The output GeoJSON from either the stream raster or stream vector workflow contains point features that look like the image below. These points are stream cell locations from the CurveParam_File where the a and b parameters have been paired with a streamflow to estimate the water surface elevation. This is not a very pretty file, but the unnecessary spacing has been removed from the GeoJSON to reduce the file size.

The points in the SEED dataset will be marked as "SEED": "1" in the GeoJSON file. FIST utilizes the water surface elevation ("WaterSurfaceElev_m" in the GeoJSON) and the location of the stream cell from the GeoJSON to produce a flood inundation map.

Also, by marking Thin_Output = True, the stream cells have been filtered in two ways that attempt to reduce the likelihood of outliers and reduce redundancy, these are:

1. Removes stream cells that have depths that are greater than 3 times the average depth for the stream reach
2. Removes stream cells that are within 50 meters of other streams and have water surface elevations that are within 0.05% of one another.

The remaining stream cells are fed into FIST producing a flood inundation map like the image below:

If you prefer to use the VDT_Database.txt to create your GeoJSON input, Run_Main_VDT_to_GEOJSON_Program_Stream_Vector() can be ran just like Run_Main_Curve_to_GEOJSON_Program_Stream_Vector() are but pointed to the VDT_Database.txt instead of the CurveFile.csv.

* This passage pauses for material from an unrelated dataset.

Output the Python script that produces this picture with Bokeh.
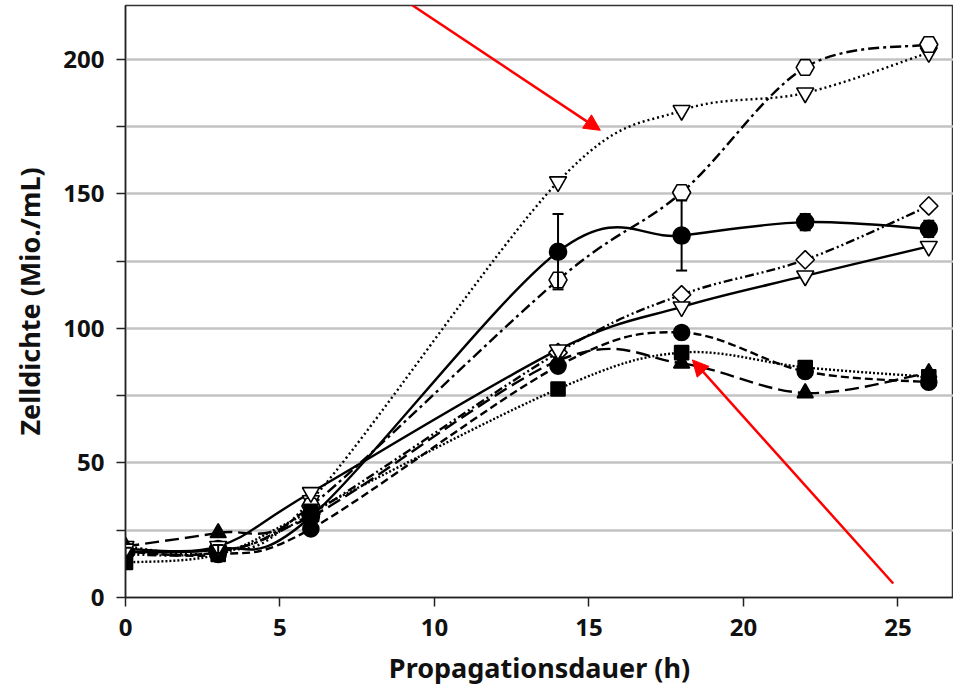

It uses the same DEM-backed SEED fallback, so the lowest terminal point is treated as the outlet whenever the downstream reach geometry is missing from the local vector network.

If you're following along with the Shields River test case, an example "COMID_Q_File" containing a streamflow forecast can be found here in the "714_ExampleForecast" folder.

Try running this test case on your own using example_step4.py on your local machine using the test case data provided above and the data you produced in Step 2 and Step 3. The example_step4.py assumes we're using the vector methodology we discussed above.